Anglo-Norman royal official

Hamo Dapifer (died c. 1100) (alias Haimo) was an Anglo-Norman royal official under both King William I of England (r. 1066–1087) and his son King William II of England (r. 1087–1100). He held the office, from which his epithet derives, known in Latin as dapifer and in French seneschal, in English "steward", as well as the office of Sheriff of Kent.

==Origins==

Hamo was the son of Hamon Dentatus, a Norman noble who held the lordship of Torigni-sur-Vire near Manche in Normandy. Hamon Dentatus rebelled against Duke William, later William the Conqueror, and died in about 1047.

==Career==
Hamo was steward to both King William I and his son King William II. He was acting as royal steward by 1069. Hamo was appointed to the office of Sheriff of Kent in 1077 and held it until his death.

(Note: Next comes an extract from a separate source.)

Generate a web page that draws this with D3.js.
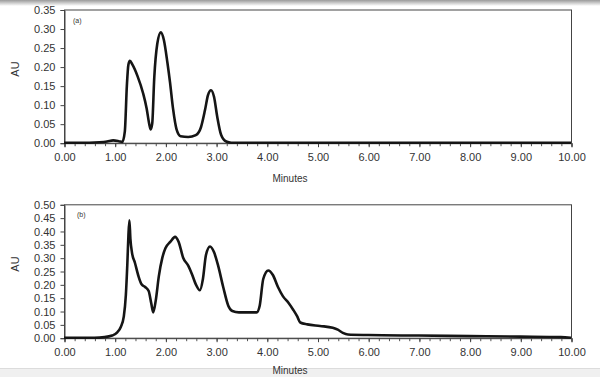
<!DOCTYPE html>
<html>
<head>
<meta charset="utf-8">
<script src="https://cdn.jsdelivr.net/npm/d3@7"></script>
<style>
  body { margin: 0; background: #fff; }
  svg { display: block; }
  text { font-family: "Liberation Sans", Arial, sans-serif; fill: #333; }
</style>
</head>
<body>
<svg id="drawing_region"></svg>
<script>
// chromatogram (a)
const timesA = [0, 0.5, 0.7, 0.85, 0.97, 1.08, 1.15, 1.2, 1.24, 1.27, 1.30, 1.35, 1.45, 1.56, 1.63, 1.68, 1.71, 1.74, 1.78, 1.84, 1.91, 1.97, 2.04, 2.09, 2.15, 2.22, 2.3, 2.45, 2.6, 2.7, 2.78, 2.84, 2.90, 2.96, 3.02, 3.1, 3.2, 3.3, 4, 10];
const valuesA = [0, 0, 0.001, 0.003, 0.006, 0.004, 0.002, 0.03, 0.15, 0.205, 0.215, 0.205, 0.175, 0.13, 0.09, 0.05, 0.035, 0.05, 0.17, 0.26, 0.29, 0.27, 0.21, 0.16, 0.09, 0.035, 0.017, 0.015, 0.02, 0.04, 0.085, 0.125, 0.138, 0.12, 0.07, 0.02, 0.003, 0, 0, 0];

// chromatogram (b)
const timesB = [0, 0.6, 0.8, 0.95, 1.05, 1.12, 1.18, 1.22, 1.25, 1.27, 1.29, 1.31, 1.34, 1.40, 1.47, 1.53, 1.60, 1.67, 1.72, 1.76, 1.81, 1.87, 1.94, 2.0, 2.1, 2.19, 2.26, 2.35, 2.45, 2.52, 2.6, 2.68, 2.74, 2.80, 2.88, 2.96, 3.04, 3.14, 3.24, 3.32, 3.45, 3.6, 3.8, 3.86, 3.93, 4.03, 4.12, 4.22, 4.32, 4.43, 4.52, 4.6, 4.66, 4.8, 5.05, 5.3, 5.4, 5.5, 5.6, 6, 7, 8, 9, 9.8, 10];
const valuesB = [0, 0, 0.002, 0.008, 0.02, 0.04, 0.08, 0.16, 0.28, 0.38, 0.44, 0.37, 0.32, 0.28, 0.23, 0.2, 0.19, 0.175, 0.13, 0.095, 0.14, 0.23, 0.3, 0.335, 0.36, 0.378, 0.36, 0.3, 0.27, 0.24, 0.2, 0.178, 0.22, 0.31, 0.342, 0.32, 0.27, 0.19, 0.12, 0.1, 0.095, 0.095, 0.095, 0.12, 0.22, 0.252, 0.235, 0.19, 0.155, 0.13, 0.105, 0.08, 0.057, 0.05, 0.044, 0.037, 0.03, 0.018, 0.012, 0.01, 0.008, 0.006, 0.004, 0.002, 0];

const xTicks = d3.range(0, 10.01, 1);
const yTicksA = d3.range(0, 0.351, 0.05);
const yTicksB = d3.range(0, 0.501, 0.05);

const W = 600, H = 377;
const svg = d3.select('#drawing_region').attr('width', W).attr('height', H);

// top/bottom grey edges of the screenshot
const defs = svg.append('defs');
const gTop = defs.append('linearGradient').attr('id', 'gtop').attr('x1', 0).attr('y1', 0).attr('x2', 0).attr('y2', 1);
gTop.append('stop').attr('offset', '0%').attr('stop-color', '#9a9a9a');
gTop.append('stop').attr('offset', '100%').attr('stop-color', '#ffffff');
svg.append('rect').attr('x', 0).attr('y', 0).attr('width', W).attr('height', 6).attr('fill', 'url(#gtop)');
svg.append('rect').attr('x', 0).attr('y', 368).attr('width', W).attr('height', 9).attr('fill', '#f0f0f0');
svg.append('line').attr('x1', 0).attr('x2', W).attr('y1', 368.5).attr('y2', 368.5).attr('stroke', '#dcdcdc');

function drawPanel(cfg) {
  const xscale = d3.scaleLinear().domain([0, 10]).range([64, 571]);
  const yscale = d3.scaleLinear().domain([0, cfg.ymax]).range([cfg.y0, cfg.y1]);
  const g = svg.append('g');

  g.append('rect')
    .attr('x', 64.5).attr('y', cfg.y1 + 0.5)
    .attr('width', 507).attr('height', cfg.y0 - cfg.y1)
    .attr('fill', '#fff').attr('stroke', '#444').attr('stroke-width', 1);

  // minor ticks every 0.2 minutes
  g.append('g').attr('transform', `translate(0.5, ${cfg.y0 + 0.5})`)
    .call(d3.axisBottom(xscale).tickValues(d3.range(0, 10.01, 0.2)).tickSize(3).tickFormat(''))
    .call(a => a.select('.domain').remove())
    .call(a => a.selectAll('line').attr('stroke', '#555'));

  g.append('g').attr('transform', `translate(0.5, ${cfg.y0 + 0.5})`)
    .call(d3.axisBottom(xscale).tickValues(xTicks).tickSize(4).tickPadding(6).tickFormat(d3.format('.2f')))
    .call(a => a.select('.domain').attr('stroke', '#444'))
    .call(a => a.selectAll('line').attr('stroke', '#444'))
    .call(a => a.selectAll('text').attr('font-size', 11).attr('fill', '#333'));

  g.append('g').attr('transform', `translate(64.5, 0.5)`)
    .call(d3.axisLeft(yscale).tickValues(cfg.yTicks).tickSize(4).tickPadding(5).tickFormat(d3.format('.2f')))
    .call(a => a.select('.domain').attr('stroke', '#444'))
    .call(a => a.selectAll('line').attr('stroke', '#444'))
    .call(a => a.selectAll('text').attr('font-size', 11).attr('fill', '#333'));

  const line = d3.line()
    .x((d, i) => xscale(cfg.times[i]))
    .y(d => yscale(d))
    .curve(d3.curveMonotoneX);

  g.append('path')
    .attr('d', line(cfg.values))
    .attr('fill', 'none')
    .attr('stroke', '#151515')
    .attr('stroke-width', 2.6)
    .attr('stroke-linejoin', 'round');

  g.append('text')
    .attr('x', cfg.labelX).attr('y', cfg.y1 + 13)
    .attr('font-size', 7).text(cfg.label);

  g.append('text')
    .attr('transform', `translate(19, ${cfg.auY}) rotate(-90)`)
    .attr('text-anchor', 'middle')
    .attr('font-size', 11).text('AU');

  g.append('text')
    .attr('x', 290).attr('y', cfg.minY)
    .attr('text-anchor', 'middle')
    .attr('font-size', 10).text('Minutes');
}

drawPanel({ times: timesA, values: valuesA, ymax: 0.35, yTicks: yTicksA, y0: 142.7, y1: 9.5, label: '(a)', labelX: 73, auY: 69, minY: 182 });
drawPanel({ times: timesB, values: valuesB, ymax: 0.50, yTicks: yTicksB, y0: 337.7, y1: 204.3, label: '(b)', labelX: 77, auY: 264, minY: 374 });
</script>
</body>
</html>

During the reign of William II, Hamo was one of five known stewards, the others being Eudo Dapifer, Eudo's brother Hubert of Ryes, Roger Bigod, 1st Earl of Norfolk, and Ivo Taillebois.

The historian Emma Mason suggests that Hamo, along with Ranulf Flambard, Urse d'Abetot, Robert FitzHamon (Hamo's son), Roger Bigod and Eudo Dapifer, were the first recognisable Barons of the Exchequer under William II. These men were often associated together as royal officials in government and jointly witnessed documents. Hamo witnessed six writs of William II. Hamo's involvement in the higher levels of government dates especially from King William II's absence from England in the late 1090s. In 1099, when William II was in Normandy, Hamo was one of the main assistants to Flambard, who had been left as regent of England in the king's absence.

According to Domesday Book, Hamo held lands in Kent, Surrey, and Essex, his estates in Essex being larger than those in the other two counties.

Hamo was still witnessing royal documents in September 1099, and was one of the witnesses to the letter which King Henry I (1100–1135), William II's brother and successor, wrote to Anselm, Archbishop of Canterbury, shortly after his accession. Hamo died shortly after witnessing these documents.

==Family==
Hamo had two sons, Hamo, who became sheriff after him, and Robert Fitzhamon. Robert was probably the elder, as he received his father's lands in Normandy after Hamo's death. The younger Hamo received the English lands.